Entries with chart source code:
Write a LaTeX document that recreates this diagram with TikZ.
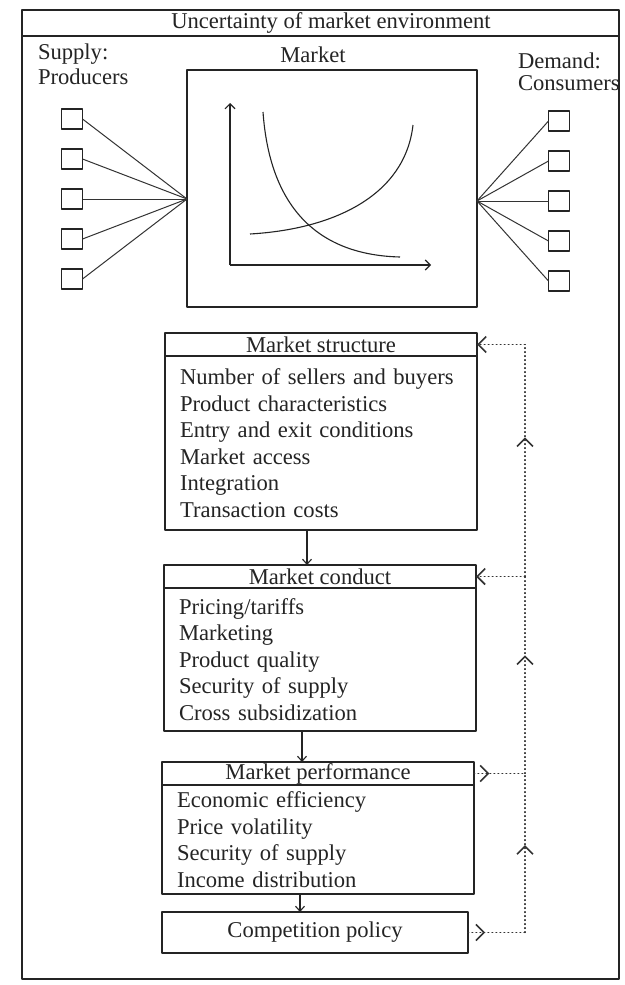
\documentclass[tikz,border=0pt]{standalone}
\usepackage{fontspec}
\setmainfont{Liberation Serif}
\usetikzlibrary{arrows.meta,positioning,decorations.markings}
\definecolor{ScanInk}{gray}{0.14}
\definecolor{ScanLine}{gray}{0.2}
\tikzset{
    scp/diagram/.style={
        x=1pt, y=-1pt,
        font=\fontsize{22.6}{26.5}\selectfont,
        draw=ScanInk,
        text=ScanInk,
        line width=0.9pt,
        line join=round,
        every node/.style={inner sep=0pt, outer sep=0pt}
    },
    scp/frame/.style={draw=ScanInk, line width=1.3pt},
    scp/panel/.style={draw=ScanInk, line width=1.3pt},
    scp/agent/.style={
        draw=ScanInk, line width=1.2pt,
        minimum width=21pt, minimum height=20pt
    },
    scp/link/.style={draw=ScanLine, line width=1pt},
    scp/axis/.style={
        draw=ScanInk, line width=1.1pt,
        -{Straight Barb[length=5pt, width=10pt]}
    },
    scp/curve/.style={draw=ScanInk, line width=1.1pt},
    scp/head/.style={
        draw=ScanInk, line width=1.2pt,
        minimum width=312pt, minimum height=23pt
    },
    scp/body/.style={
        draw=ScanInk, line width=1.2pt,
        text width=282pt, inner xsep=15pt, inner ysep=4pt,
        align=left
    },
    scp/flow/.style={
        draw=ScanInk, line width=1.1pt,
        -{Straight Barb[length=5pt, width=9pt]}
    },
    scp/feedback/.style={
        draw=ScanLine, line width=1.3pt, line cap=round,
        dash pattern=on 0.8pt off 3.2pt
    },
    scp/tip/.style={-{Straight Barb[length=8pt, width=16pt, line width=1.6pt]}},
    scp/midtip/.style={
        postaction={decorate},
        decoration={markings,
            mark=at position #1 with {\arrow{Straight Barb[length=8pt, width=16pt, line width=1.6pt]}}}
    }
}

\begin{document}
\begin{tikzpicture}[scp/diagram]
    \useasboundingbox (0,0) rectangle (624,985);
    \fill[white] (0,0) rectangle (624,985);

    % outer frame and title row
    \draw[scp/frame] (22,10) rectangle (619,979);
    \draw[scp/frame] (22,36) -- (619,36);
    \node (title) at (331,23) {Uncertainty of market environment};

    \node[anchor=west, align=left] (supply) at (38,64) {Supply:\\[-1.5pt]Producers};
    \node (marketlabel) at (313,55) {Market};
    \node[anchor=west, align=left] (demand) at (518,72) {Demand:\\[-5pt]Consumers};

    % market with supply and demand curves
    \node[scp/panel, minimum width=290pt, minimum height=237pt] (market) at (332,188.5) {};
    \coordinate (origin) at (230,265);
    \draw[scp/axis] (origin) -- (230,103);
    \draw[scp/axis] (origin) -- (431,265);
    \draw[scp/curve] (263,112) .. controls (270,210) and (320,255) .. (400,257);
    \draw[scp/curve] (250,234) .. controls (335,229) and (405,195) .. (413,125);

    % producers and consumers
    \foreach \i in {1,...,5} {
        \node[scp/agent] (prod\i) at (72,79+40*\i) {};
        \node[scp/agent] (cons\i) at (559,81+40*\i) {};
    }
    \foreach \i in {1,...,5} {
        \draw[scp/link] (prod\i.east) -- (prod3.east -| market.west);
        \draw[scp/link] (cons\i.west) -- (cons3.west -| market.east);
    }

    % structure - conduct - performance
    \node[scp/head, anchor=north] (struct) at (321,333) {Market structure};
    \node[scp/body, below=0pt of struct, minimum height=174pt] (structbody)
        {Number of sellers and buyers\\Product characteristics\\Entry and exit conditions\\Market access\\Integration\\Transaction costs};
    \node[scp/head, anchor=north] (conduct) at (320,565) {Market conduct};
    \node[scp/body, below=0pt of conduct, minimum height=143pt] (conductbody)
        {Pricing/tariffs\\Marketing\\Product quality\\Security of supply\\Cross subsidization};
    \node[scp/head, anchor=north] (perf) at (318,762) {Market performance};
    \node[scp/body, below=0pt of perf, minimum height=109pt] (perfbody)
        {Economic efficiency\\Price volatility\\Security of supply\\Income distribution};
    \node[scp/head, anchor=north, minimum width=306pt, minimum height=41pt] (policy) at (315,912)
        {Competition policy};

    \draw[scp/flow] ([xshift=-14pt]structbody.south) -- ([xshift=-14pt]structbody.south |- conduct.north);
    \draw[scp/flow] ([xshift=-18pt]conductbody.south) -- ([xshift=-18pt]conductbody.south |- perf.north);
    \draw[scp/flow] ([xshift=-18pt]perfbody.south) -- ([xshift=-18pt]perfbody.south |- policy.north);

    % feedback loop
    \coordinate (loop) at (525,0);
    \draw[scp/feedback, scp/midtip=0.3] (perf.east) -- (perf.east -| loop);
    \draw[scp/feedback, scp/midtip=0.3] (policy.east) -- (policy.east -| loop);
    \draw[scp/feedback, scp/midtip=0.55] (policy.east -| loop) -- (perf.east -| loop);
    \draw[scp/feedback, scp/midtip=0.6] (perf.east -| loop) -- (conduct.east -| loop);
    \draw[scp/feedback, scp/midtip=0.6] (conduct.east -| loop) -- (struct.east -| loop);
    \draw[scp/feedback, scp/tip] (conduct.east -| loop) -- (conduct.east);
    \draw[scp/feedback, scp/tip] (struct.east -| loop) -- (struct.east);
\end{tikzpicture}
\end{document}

...

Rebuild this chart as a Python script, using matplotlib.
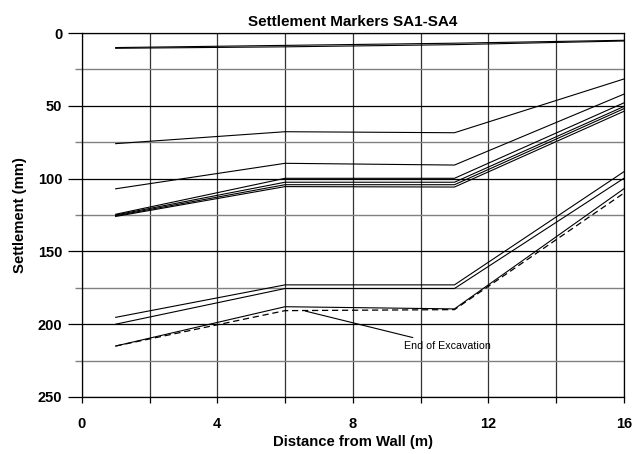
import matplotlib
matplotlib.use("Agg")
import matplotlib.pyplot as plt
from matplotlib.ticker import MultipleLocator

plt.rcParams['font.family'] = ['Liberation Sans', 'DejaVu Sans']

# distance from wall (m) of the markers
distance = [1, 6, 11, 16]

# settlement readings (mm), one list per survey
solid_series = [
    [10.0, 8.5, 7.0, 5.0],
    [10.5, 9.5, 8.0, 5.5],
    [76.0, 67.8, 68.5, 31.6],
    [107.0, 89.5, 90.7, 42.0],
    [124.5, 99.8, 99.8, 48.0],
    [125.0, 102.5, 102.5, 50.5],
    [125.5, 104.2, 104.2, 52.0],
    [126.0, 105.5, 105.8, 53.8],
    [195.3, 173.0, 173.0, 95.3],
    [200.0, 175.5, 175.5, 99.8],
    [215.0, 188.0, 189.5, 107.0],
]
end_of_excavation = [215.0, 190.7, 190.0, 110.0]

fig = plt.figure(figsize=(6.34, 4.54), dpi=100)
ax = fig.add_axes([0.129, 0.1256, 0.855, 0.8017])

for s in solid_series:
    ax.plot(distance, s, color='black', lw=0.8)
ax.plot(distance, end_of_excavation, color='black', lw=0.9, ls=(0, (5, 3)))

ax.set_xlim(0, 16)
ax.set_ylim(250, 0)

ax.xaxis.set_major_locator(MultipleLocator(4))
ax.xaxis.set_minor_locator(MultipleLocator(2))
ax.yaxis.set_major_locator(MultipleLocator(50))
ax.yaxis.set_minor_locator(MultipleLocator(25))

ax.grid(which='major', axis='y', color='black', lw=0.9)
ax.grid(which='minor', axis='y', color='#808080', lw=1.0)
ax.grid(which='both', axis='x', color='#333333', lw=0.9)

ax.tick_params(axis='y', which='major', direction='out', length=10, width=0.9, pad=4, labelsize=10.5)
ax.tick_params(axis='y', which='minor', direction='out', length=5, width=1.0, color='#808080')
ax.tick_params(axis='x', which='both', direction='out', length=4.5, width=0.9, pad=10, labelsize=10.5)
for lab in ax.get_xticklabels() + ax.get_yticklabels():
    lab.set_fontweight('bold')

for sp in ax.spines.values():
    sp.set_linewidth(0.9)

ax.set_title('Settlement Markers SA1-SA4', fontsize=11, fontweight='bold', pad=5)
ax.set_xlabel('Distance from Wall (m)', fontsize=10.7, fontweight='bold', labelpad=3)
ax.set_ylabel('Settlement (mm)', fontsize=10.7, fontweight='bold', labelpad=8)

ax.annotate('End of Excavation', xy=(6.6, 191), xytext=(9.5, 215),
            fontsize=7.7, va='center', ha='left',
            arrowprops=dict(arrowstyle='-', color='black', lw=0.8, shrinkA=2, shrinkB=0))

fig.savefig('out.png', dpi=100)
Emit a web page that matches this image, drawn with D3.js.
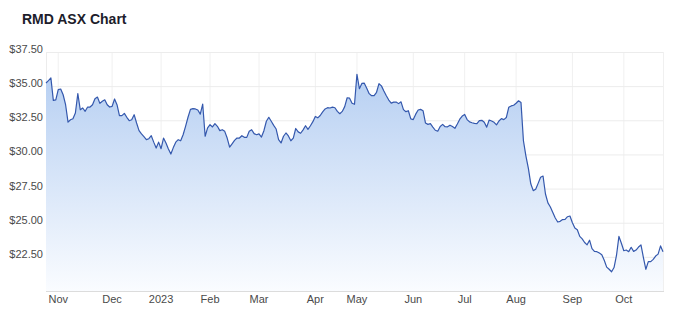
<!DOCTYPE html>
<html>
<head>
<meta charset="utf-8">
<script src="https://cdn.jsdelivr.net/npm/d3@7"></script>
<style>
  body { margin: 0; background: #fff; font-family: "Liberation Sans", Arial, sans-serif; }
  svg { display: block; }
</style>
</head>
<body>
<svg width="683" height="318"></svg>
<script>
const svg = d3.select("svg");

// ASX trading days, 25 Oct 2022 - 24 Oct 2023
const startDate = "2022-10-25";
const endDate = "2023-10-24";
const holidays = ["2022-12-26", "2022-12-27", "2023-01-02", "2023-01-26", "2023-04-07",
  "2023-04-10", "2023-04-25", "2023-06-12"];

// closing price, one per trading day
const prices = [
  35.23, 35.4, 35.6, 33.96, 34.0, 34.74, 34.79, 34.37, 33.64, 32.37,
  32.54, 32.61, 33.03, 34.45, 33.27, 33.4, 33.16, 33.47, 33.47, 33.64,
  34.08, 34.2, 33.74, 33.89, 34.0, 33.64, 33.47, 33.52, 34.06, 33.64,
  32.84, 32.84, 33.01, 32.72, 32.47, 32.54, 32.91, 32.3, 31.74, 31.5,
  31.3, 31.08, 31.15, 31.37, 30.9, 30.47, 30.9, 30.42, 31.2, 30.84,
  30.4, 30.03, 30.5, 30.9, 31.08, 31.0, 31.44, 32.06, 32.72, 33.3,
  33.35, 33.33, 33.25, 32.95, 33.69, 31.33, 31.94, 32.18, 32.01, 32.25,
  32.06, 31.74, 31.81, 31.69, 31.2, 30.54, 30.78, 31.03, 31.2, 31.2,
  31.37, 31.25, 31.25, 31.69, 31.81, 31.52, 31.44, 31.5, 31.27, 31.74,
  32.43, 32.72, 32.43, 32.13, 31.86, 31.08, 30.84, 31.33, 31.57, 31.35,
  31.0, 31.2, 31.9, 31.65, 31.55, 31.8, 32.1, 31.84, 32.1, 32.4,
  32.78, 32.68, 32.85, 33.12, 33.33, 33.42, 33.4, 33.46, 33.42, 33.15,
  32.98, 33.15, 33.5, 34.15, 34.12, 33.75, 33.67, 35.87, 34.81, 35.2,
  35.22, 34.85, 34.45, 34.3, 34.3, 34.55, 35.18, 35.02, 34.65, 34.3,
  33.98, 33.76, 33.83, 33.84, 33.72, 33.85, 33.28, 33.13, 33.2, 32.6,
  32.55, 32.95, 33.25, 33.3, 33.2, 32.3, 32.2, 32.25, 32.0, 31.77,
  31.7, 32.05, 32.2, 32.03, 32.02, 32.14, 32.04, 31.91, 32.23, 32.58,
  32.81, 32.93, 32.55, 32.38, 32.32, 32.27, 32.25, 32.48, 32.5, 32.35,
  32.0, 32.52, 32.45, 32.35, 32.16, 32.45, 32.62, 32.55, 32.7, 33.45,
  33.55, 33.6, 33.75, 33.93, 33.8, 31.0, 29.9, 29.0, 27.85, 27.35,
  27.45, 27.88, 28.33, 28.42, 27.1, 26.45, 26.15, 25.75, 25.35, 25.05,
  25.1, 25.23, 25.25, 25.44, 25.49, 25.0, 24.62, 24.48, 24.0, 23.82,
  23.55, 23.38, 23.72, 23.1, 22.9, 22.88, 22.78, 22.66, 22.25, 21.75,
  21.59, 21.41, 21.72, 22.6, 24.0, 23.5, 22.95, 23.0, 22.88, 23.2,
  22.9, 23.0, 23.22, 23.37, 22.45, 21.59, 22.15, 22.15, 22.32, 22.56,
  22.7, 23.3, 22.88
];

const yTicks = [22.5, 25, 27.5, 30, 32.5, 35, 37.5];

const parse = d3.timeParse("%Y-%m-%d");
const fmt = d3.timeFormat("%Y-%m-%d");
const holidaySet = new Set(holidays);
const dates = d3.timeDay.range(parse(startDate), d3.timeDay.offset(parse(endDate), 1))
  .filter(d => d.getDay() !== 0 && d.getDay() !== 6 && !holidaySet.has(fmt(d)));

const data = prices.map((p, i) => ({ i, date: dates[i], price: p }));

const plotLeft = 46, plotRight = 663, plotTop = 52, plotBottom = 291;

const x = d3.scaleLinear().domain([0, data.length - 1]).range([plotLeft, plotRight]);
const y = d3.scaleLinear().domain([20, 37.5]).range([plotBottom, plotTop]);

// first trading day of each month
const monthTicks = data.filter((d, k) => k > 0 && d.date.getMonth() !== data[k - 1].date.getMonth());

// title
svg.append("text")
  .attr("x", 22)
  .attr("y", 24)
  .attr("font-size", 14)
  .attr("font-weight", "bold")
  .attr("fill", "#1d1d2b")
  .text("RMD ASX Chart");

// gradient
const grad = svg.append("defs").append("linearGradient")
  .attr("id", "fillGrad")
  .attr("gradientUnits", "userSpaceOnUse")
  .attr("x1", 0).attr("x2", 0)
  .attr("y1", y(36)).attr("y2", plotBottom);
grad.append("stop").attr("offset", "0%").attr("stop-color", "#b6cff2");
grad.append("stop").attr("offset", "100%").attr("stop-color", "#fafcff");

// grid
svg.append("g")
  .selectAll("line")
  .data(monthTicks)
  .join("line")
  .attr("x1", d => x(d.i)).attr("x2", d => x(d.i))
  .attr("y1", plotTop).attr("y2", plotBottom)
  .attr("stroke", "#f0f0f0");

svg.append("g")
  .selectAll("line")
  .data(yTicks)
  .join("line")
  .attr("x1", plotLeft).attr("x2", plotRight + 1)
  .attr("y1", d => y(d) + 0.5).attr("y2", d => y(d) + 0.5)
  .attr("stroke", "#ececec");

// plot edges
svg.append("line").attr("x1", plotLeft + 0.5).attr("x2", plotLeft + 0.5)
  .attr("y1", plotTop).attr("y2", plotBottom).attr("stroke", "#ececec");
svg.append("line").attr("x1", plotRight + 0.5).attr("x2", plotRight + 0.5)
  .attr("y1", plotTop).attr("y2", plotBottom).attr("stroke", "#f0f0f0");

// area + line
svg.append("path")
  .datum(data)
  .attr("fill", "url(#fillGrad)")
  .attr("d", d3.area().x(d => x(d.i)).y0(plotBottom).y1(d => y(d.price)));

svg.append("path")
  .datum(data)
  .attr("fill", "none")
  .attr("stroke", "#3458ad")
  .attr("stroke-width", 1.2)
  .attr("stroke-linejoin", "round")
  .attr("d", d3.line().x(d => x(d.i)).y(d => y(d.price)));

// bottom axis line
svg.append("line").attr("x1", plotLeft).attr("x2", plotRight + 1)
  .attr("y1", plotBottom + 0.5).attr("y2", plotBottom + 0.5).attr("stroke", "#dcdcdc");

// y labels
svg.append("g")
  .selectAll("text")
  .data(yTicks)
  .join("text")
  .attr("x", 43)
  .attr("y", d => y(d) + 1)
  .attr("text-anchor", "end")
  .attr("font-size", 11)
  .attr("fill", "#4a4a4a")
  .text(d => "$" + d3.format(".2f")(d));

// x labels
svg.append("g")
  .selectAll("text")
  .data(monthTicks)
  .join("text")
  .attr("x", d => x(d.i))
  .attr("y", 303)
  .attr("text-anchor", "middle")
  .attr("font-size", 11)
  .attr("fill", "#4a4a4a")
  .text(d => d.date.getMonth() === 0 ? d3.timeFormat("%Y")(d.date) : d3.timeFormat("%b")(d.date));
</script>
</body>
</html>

--

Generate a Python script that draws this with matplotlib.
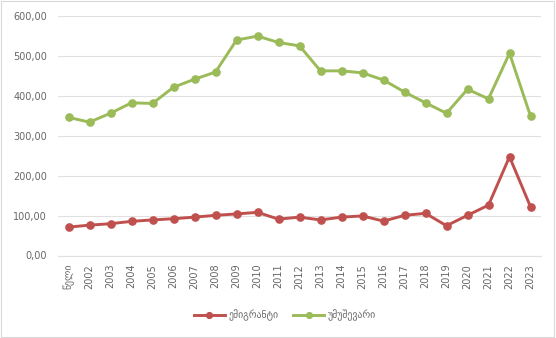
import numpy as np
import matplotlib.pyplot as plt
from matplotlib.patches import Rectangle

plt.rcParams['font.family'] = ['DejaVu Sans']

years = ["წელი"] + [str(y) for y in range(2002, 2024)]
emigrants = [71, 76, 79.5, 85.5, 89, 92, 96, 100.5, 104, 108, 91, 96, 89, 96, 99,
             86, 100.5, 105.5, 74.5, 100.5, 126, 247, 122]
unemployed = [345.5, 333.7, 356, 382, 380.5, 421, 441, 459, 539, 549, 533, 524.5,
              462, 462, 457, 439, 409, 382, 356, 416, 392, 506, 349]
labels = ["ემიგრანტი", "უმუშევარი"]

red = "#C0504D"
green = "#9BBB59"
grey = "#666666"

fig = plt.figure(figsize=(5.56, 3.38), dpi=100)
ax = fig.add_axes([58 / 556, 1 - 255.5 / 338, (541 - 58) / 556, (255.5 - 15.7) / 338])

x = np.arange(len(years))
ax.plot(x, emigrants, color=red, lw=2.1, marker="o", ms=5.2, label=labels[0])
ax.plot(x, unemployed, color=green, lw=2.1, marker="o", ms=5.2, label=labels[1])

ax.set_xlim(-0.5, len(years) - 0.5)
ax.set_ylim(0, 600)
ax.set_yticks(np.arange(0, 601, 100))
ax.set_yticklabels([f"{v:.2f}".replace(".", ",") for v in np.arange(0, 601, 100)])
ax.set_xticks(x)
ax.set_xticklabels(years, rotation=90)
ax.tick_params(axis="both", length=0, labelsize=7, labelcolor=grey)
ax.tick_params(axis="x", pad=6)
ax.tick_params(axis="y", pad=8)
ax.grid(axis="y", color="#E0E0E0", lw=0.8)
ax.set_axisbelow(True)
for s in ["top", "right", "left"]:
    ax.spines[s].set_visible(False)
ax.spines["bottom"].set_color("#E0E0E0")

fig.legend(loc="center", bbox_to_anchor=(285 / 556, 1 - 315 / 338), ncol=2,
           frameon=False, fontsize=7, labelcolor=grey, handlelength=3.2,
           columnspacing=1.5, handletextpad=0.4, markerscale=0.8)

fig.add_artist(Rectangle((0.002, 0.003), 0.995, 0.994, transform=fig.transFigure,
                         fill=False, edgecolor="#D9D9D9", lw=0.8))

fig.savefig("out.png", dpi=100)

→ YOUR INSTRUCTIONS: Using the data above, print only the lines starting at the one with "Rebuild this chart" and ending at the one with "distance = [1, 6, 11, 16]", exactly as they stand, minus the pictures.

→ OUTPUT FOR THIS EXERCISE:
Rebuild this chart as a Python script, using matplotlib.
import matplotlib
matplotlib.use("Agg")
import matplotlib.pyplot as plt
from matplotlib.ticker import MultipleLocator

plt.rcParams['font.family'] = ['Liberation Sans', 'DejaVu Sans']

# distance from wall (m) of the markers
distance = [1, 6, 11, 16]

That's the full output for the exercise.